• [Requirements]:
Copy the data that follows exactly. Include no pictures.

• [Material for the task]:

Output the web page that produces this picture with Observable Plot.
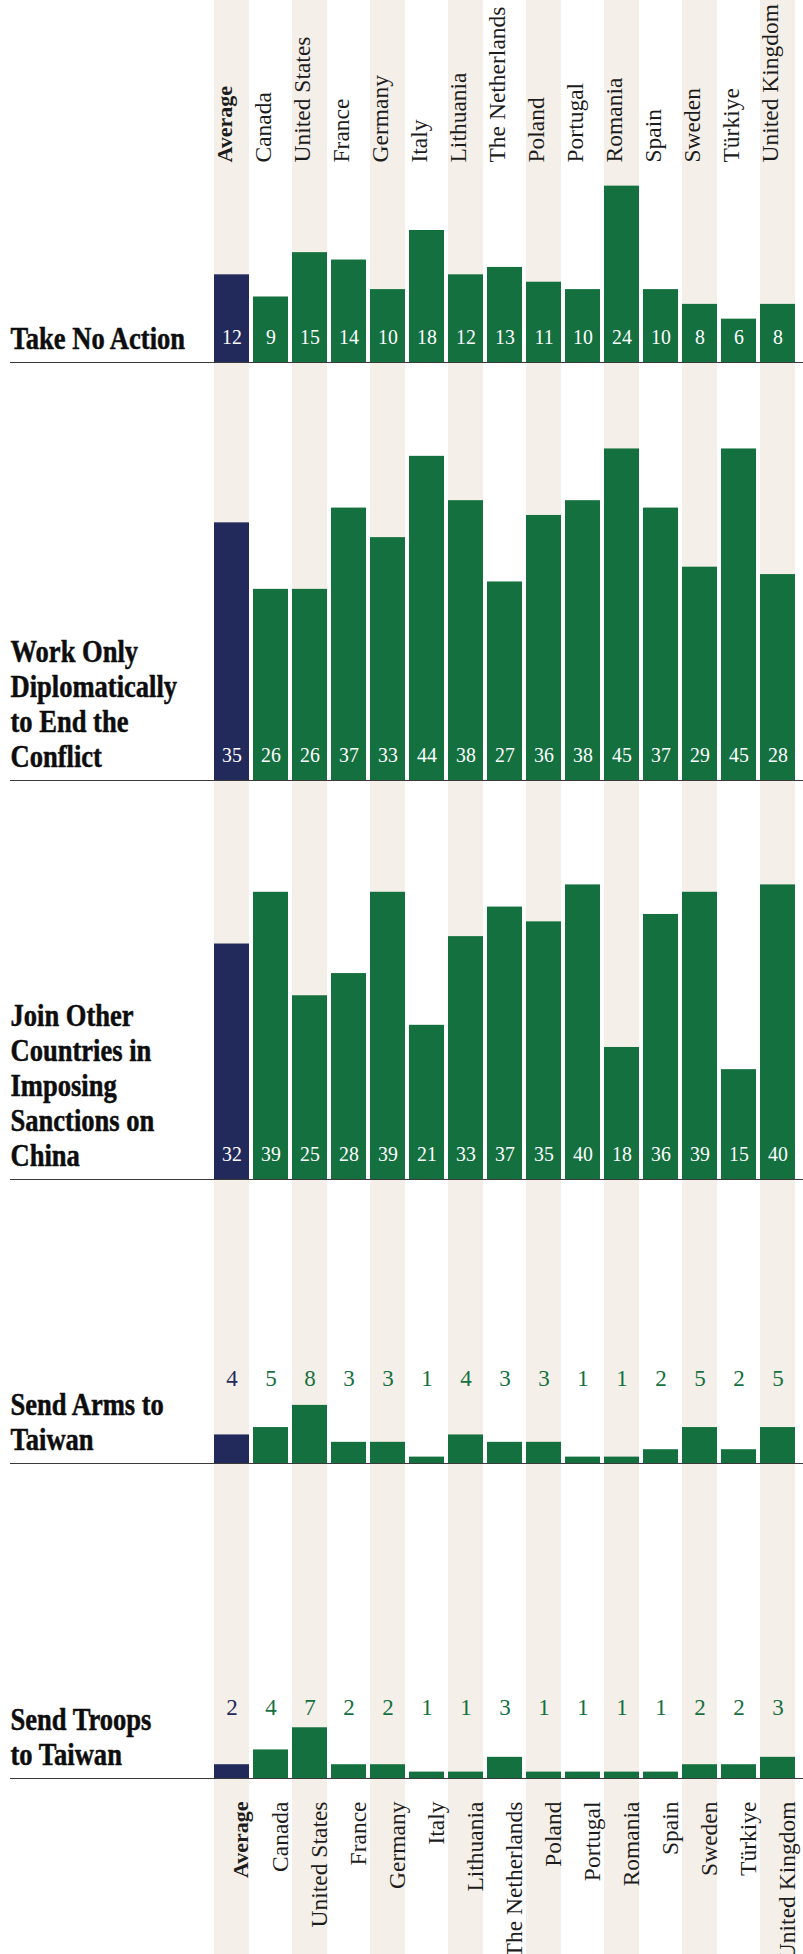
<!DOCTYPE html>
<html>
<head>
<meta charset="utf-8">
<script src="https://cdn.jsdelivr.net/npm/d3@7"></script>
<script src="https://cdn.jsdelivr.net/npm/@observablehq/plot@0.6"></script>
<style>
  html, body { margin: 0; padding: 0; background: #fff; overflow: hidden; width: 803px; }
  #chart { line-height: 0; }
  #chart svg { display: block; }
</style>
</head>
<body>
<div id="chart"></div>
<script>
// ---- Data ----
const countries = ["Average", "Canada", "United States", "France", "Germany", "Italy", "Lithuania",
  "The Netherlands", "Poland", "Portugal", "Romania", "Spain", "Sweden", "Türkiye", "United Kingdom"];

const takeNoAction       = [12, 9, 15, 14, 10, 18, 12, 13, 11, 10, 24, 10, 8, 6, 8];
const workDiplomatically = [35, 26, 26, 37, 33, 44, 38, 27, 36, 38, 45, 37, 29, 45, 28];
const joinSanctions      = [32, 39, 25, 28, 39, 21, 33, 37, 35, 40, 18, 36, 39, 15, 40];
const sendArms           = [4, 5, 8, 3, 3, 1, 4, 3, 3, 1, 1, 2, 5, 2, 5];
const sendTroops         = [2, 4, 7, 2, 2, 1, 1, 3, 1, 1, 1, 1, 2, 2, 3];

const panelTitles = [
  "Take No Action",
  "Work Only\nDiplomatically\nto End the\nConflict",
  "Join Other\nCountries in\nImposing\nSanctions on\nChina",
  "Send Arms to\nTaiwan",
  "Send Troops\nto Taiwan"
];
const panelSeries = [takeNoAction, workDiplomatically, joinSanctions, sendArms, sendTroops];

// ---- Style / layout ----
const NAVY = "#222a5c", GREEN = "#14703f", BEIGE = "#f4efe8", INK = "#1c1c1c", AXIS = "#3a3a3a";
const FONT = "'Liberation Serif', 'Times New Roman', serif";
const PX_PER_UNIT = 7.39;
const W = 803;
const panelHeights = [193, 418, 399, 284, 315];
const labelInside = [true, true, true, false, false];
const labelAbove = [0, 0, 0, 71, 57.5]; // px above baseline for outside labels
const headerHeight = 170, footerHeight = 175;

const stripes = countries.filter((d, i) => i % 2 === 0);
const colorOf = c => c === "Average" ? NAVY : GREEN;

const xOpts = {type: "band", domain: countries, range: [214, 805], paddingInner: 0.092, paddingOuter: 0, align: 0, axis: null};

function condenseText(svg, test, s) {
  svg.querySelectorAll("text").forEach(t => {
    if (test(t.textContent)) {
      t.setAttribute("transform", (t.getAttribute("transform") || "") + ` scale(${s},1)`);
    }
  });
}

const root = document.getElementById("chart");

function base(height, marks, extra = {}) {
  return Plot.plot({
    width: W, height,
    marginTop: 0, marginBottom: 0, marginLeft: 10, marginRight: 0,
    x: xOpts,
    style: {fontFamily: FONT, background: "white", overflow: "hidden"},
    marks,
    ...extra
  });
}

// Country label rows (top and bottom)
const labelMarks = (anchor) => {
  const isTop = anchor === "top";
  const common = {
    x: d => d, text: d => d, rotate: -90, fill: INK,
    frameAnchor: isTop ? "bottom" : "top",
    dy: isTop ? -8 : 22,
    textAnchor: isTop ? "start" : "end"
  };
  return [
    Plot.cell(stripes, {x: d => d, fill: BEIGE, inset: 0}),
    Plot.text(countries.filter(d => d !== "Average"), {...common, fontSize: 23.5}),
    Plot.text(["Average"], {...common, fontSize: 22, fontWeight: "bold"})
  ];
};

root.appendChild(base(headerHeight, labelMarks("top")));

// Panels
panelSeries.forEach((vals, p) => {
  const H = panelHeights[p];
  const data = countries.map((c, i) => ({country: c, value: vals[i]}));
  const marks = [
    Plot.cell(stripes, {x: d => d, fill: BEIGE, inset: 0}),
    Plot.barY(data, {x: "country", y: "value", fill: d => colorOf(d.country), inset: 0}),
    Plot.ruleY([0], {stroke: AXIS, strokeWidth: 1.5, dy: -0.75}),
    Plot.text([panelTitles[p]], {
      text: d => d, frameAnchor: "bottom-left", textAnchor: "start", lineAnchor: "bottom",
      fontSize: 32, fontWeight: "bold", lineHeight: 35 / 32, fill: "#0d0d0d",
      stroke: "#0d0d0d", strokeWidth: 0.5, dy: -15
    })
  ];
  if (labelInside[p]) {
    marks.push(Plot.text(data, {
      x: "country", text: d => String(d.value), frameAnchor: "bottom",
      fill: "white", fontSize: 22, dy: -20
    }));
  } else {
    marks.push(Plot.text(data, {
      x: "country", text: d => String(d.value), frameAnchor: "bottom",
      fill: d => colorOf(d.country), fontSize: 23, dy: -labelAbove[p] - 7.4
    }));
  }
  const svg = base(H, marks, {y: {domain: [0, H / PX_PER_UNIT], axis: null}});
  const titleKey = panelTitles[p].replace(/\s/g, "");
  condenseText(svg, s => s.replace(/\s/g, "") === titleKey, 0.83);
  if (labelInside[p]) condenseText(svg, s => /^\d+$/.test(s), 0.9);
  root.appendChild(svg);
});

// Footer
root.appendChild(base(footerHeight, labelMarks("bottom")));
</script>
</body>
</html>
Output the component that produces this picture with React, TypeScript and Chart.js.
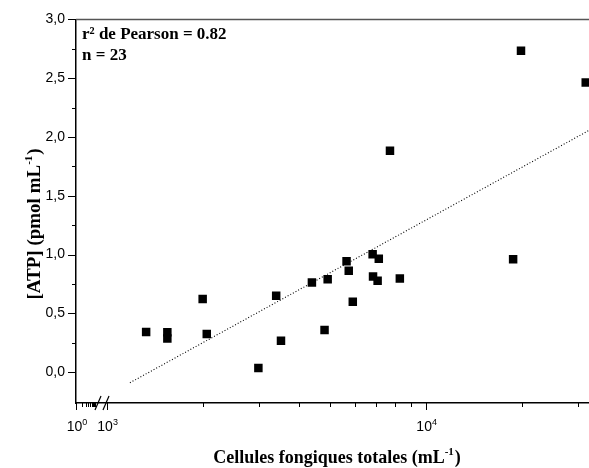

• [Written solution]:
Output the web page that produces this picture with Observable Plot.
<!DOCTYPE html>
<html>
<head>
<meta charset="utf-8">
<script src="https://cdn.jsdelivr.net/npm/d3@7"></script>
<script src="https://cdn.jsdelivr.net/npm/@observablehq/plot@0.6"></script>
<style>
  html, body { margin: 0; padding: 0; background: #fff; overflow: hidden; width: 803px; }
  #chart { line-height: 0; }
  #chart svg { display: block; }
</style>
</head>
<body>
<div id="chart"></div>
<script>
// ---- Data ----
const countries = ["Average", "Canada", "United States", "France", "Germany", "Italy", "Lithuania",
  "The Netherlands", "Poland", "Portugal", "Romania", "Spain", "Sweden", "Türkiye", "United Kingdom"];

const takeNoAction       = [12, 9, 15, 14, 10, 18, 12, 13, 11, 10, 24, 10, 8, 6, 8];
const workDiplomatically = [35, 26, 26, 37, 33, 44, 38, 27, 36, 38, 45, 37, 29, 45, 28];
const joinSanctions      = [32, 39, 25, 28, 39, 21, 33, 37, 35, 40, 18, 36, 39, 15, 40];
const sendArms           = [4, 5, 8, 3, 3, 1, 4, 3, 3, 1, 1, 2, 5, 2, 5];
const sendTroops         = [2, 4, 7, 2, 2, 1, 1, 3, 1, 1, 1, 1, 2, 2, 3];

const panelTitles = [
  "Take No Action",
  "Work Only\nDiplomatically\nto End the\nConflict",
  "Join Other\nCountries in\nImposing\nSanctions on\nChina",
  "Send Arms to\nTaiwan",
  "Send Troops\nto Taiwan"
];
const panelSeries = [takeNoAction, workDiplomatically, joinSanctions, sendArms, sendTroops];

// ---- Style / layout ----
const NAVY = "#222a5c", GREEN = "#14703f", BEIGE = "#f4efe8", INK = "#1c1c1c", AXIS = "#3a3a3a";
const FONT = "'Liberation Serif', 'Times New Roman', serif";
const PX_PER_UNIT = 7.39;
const W = 803;
const panelHeights = [193, 418, 399, 284, 315];
const labelInside = [true, true, true, false, false];
const labelAbove = [0, 0, 0, 71, 57.5]; // px above baseline for outside labels
const headerHeight = 170, footerHeight = 175;

const stripes = countries.filter((d, i) => i % 2 === 0);
const colorOf = c => c === "Average" ? NAVY : GREEN;

const xOpts = {type: "band", domain: countries, range: [214, 805], paddingInner: 0.092, paddingOuter: 0, align: 0, axis: null};

function condenseText(svg, test, s) {
  svg.querySelectorAll("text").forEach(t => {
    if (test(t.textContent)) {
      t.setAttribute("transform", (t.getAttribute("transform") || "") + ` scale(${s},1)`);
    }
  });
}

const root = document.getElementById("chart");

function base(height, marks, extra = {}) {
  return Plot.plot({
    width: W, height,
    marginTop: 0, marginBottom: 0, marginLeft: 10, marginRight: 0,
    x: xOpts,
    style: {fontFamily: FONT, background: "white", overflow: "hidden"},
    marks,
    ...extra
  });
}

// Country label rows (top and bottom)
const labelMarks = (anchor) => {
  const isTop = anchor === "top";
  const common = {
    x: d => d, text: d => d, rotate: -90, fill: INK,
    frameAnchor: isTop ? "bottom" : "top",
    dy: isTop ? -8 : 22,
    textAnchor: isTop ? "start" : "end"
  };
  return [
    Plot.cell(stripes, {x: d => d, fill: BEIGE, inset: 0}),
    Plot.text(countries.filter(d => d !== "Average"), {...common, fontSize: 23.5}),
    Plot.text(["Average"], {...common, fontSize: 22, fontWeight: "bold"})
  ];
};

root.appendChild(base(headerHeight, labelMarks("top")));

// Panels
panelSeries.forEach((vals, p) => {
  const H = panelHeights[p];
  const data = countries.map((c, i) => ({country: c, value: vals[i]}));
  const marks = [
    Plot.cell(stripes, {x: d => d, fill: BEIGE, inset: 0}),
    Plot.barY(data, {x: "country", y: "value", fill: d => colorOf(d.country), inset: 0}),
    Plot.ruleY([0], {stroke: AXIS, strokeWidth: 1.5, dy: -0.75}),
    Plot.text([panelTitles[p]], {
      text: d => d, frameAnchor: "bottom-left", textAnchor: "start", lineAnchor: "bottom",
      fontSize: 32, fontWeight: "bold", lineHeight: 35 / 32, fill: "#0d0d0d",
      stroke: "#0d0d0d", strokeWidth: 0.5, dy: -15
    })
  ];
  if (labelInside[p]) {
    marks.push(Plot.text(data, {
      x: "country", text: d => String(d.value), frameAnchor: "bottom",
      fill: "white", fontSize: 22, dy: -20
    }));
  } else {
    marks.push(Plot.text(data, {
      x: "country", text: d => String(d.value), frameAnchor: "bottom",
      fill: d => colorOf(d.country), fontSize: 23, dy: -labelAbove[p] - 7.4
    }));
  }
  const svg = base(H, marks, {y: {domain: [0, H / PX_PER_UNIT], axis: null}});
  const titleKey = panelTitles[p].replace(/\s/g, "");
  condenseText(svg, s => s.replace(/\s/g, "") === titleKey, 0.83);
  if (labelInside[p]) condenseText(svg, s => /^\d+$/.test(s), 0.9);
  root.appendChild(svg);
});

// Footer
root.appendChild(base(footerHeight, labelMarks("bottom")));
</script>
</body>
</html>
Output the component that produces this picture with React, TypeScript and Chart.js.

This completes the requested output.